Es cierto que el autor manifiesta su aversión a lo que considera una traición
socialdemócrata a la causa del proletariado, pero no es menos cierto que, a lo
largo de sus casi 2400 páginas, se empeña en calificar de aventurerismo
político el intento de golpe de estado del Partido Comunista, encabezado por un
personaje excesivamente idealista y aun romántico, como Karl Liebknecht, quien
se hizo con el poder en el partido a expensas de una dirigente como Rosa
Luxemburg mucho más preparada intelectualmente que él. Es muy posible que la
evolución ideológica de Luxemburg la hubiese inducido a militar en el
socialismo no autoritario, pero eso es ya retropolítica-ficción que poco o ningún
sentido tiene.

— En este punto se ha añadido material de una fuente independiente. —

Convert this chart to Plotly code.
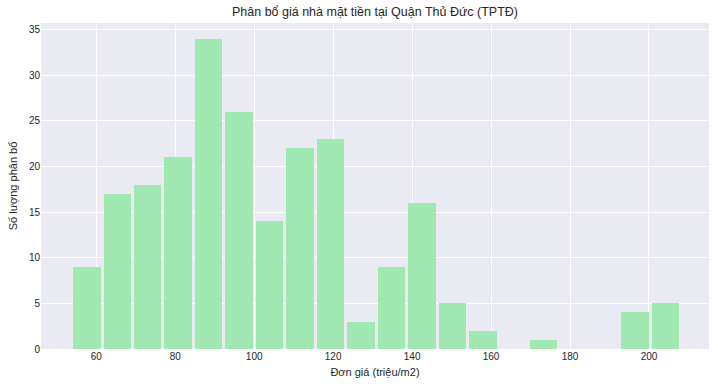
import numpy as np
import plotly.graph_objects as go

counts = [9, 17, 18, 21, 34, 26, 14, 22, 23, 3, 9, 16, 5, 2, 0, 1, 0, 0, 4, 5]
bin_start = 53.74
bin_end = 208.06
x_ticks = [60, 80, 100, 120, 140, 160, 180, 200]
y_ticks = [0, 5, 10, 15, 20, 25, 30, 35]

edges = np.linspace(bin_start, bin_end, len(counts) + 1)
centers = (edges[:-1] + edges[1:]) / 2
bw = edges[1] - edges[0]

fig = go.Figure(go.Bar(
    x=centers, y=counts, width=bw * 0.9,
    marker=dict(color="#a0e7b1", line=dict(width=0)),
    hoverinfo="x+y",
))

font = "Liberation Sans, Arial, sans-serif"
fig.update_layout(
    width=718, height=386,
    margin=dict(l=41, r=9, t=23, b=37, autoexpand=False),
    paper_bgcolor="white", plot_bgcolor="#EAEAF2",
    font=dict(family=font, color="#262626", size=10),
    title=dict(text="Phân bổ giá nhà mặt tiền tại Quận Thủ Đức (TPTĐ)",
               x=0.5, xref="paper", xanchor="center",
               y=1 - 12 / 386, yref="container", yanchor="middle",
               font=dict(size=12.5, color="#262626")),
    showlegend=False,
    bargap=0,
)
fig.update_xaxes(
    range=[46.0, 215.2], tickvals=x_ticks, ticktext=[str(v) for v in x_ticks],
    showgrid=True, gridcolor="white", gridwidth=1.2, zeroline=False,
    showline=False, ticks="", tickfont=dict(size=10, color="#262626"),
    automargin=False,
    title=dict(text="Đơn giá (triệu/m2)", font=dict(size=11, color="#262626"), standoff=7),
)
fig.update_yaxes(
    range=[0, 35.7], tickvals=y_ticks, ticktext=[str(v) for v in y_ticks],
    showgrid=True, gridcolor="white", gridwidth=1.2, zeroline=False,
    showline=False, ticks="", tickfont=dict(size=10, color="#262626"),
    automargin=False,
    title=dict(text="Số lượng phân bổ", font=dict(size=11, color="#262626"), standoff=9),
)

fig.write_html("out.html",
               config={"displayModeBar": False},
               post_script="document.body.style.margin='0';document.body.style.overflow='hidden';")
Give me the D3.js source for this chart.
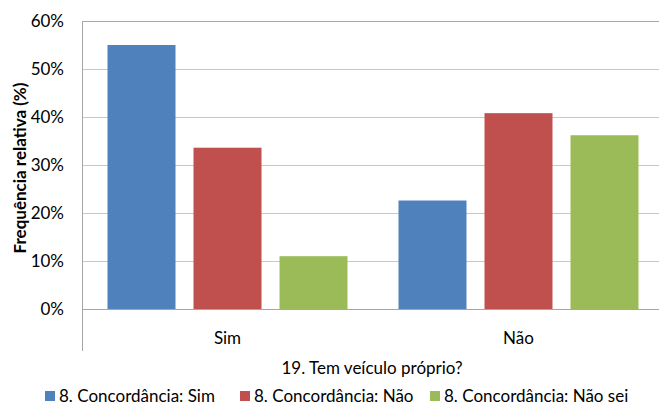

Lo que nos ofrece Döblin es una visión holística de un momento
decisivo en la vida de los alemanes y de los europeos, de ahí que su novela no
solo se centre en Alemania, sino que extienda sus centros de interés a la
Alsacia-Lorena o a París, con la llegada de Woodrow Wilson para aquella
ceremonia de la confusión que acabaron siendo tanto el Tratado de Versalles
como la creación de la Sociedad de Naciones. En todo caso, la agilidad
narrativa de Döblin, saltando continuamente de una a otra historia, sin apenas
confundir al lector “viajero”, permite una lectura fluida y entregada, porque
es tanta la Historia que se “aprende” en sus páginas como la que se “vive” a
través de unos personajes totalmente extraídos de la realidad con unos recursos
de gran novelista, de novelista de la mejor escuela realista, por más que
ciertas libertades argumentales, como la irrupción de lo escatológico en forma
de narración gótica, con presencia demoniaca incluida, se acepten con absoluta
naturalidad e indescriptible goce lector. Quien decida internarse en este ciclo
narrativo ha de saber que todo el tiempo que empleare en él le será
recompensado generosamente. Y si aún hay alguien que no haya leído Berlin Alexanderplatz, aún podrá alargar
la felicidad lectora algunas semanas más.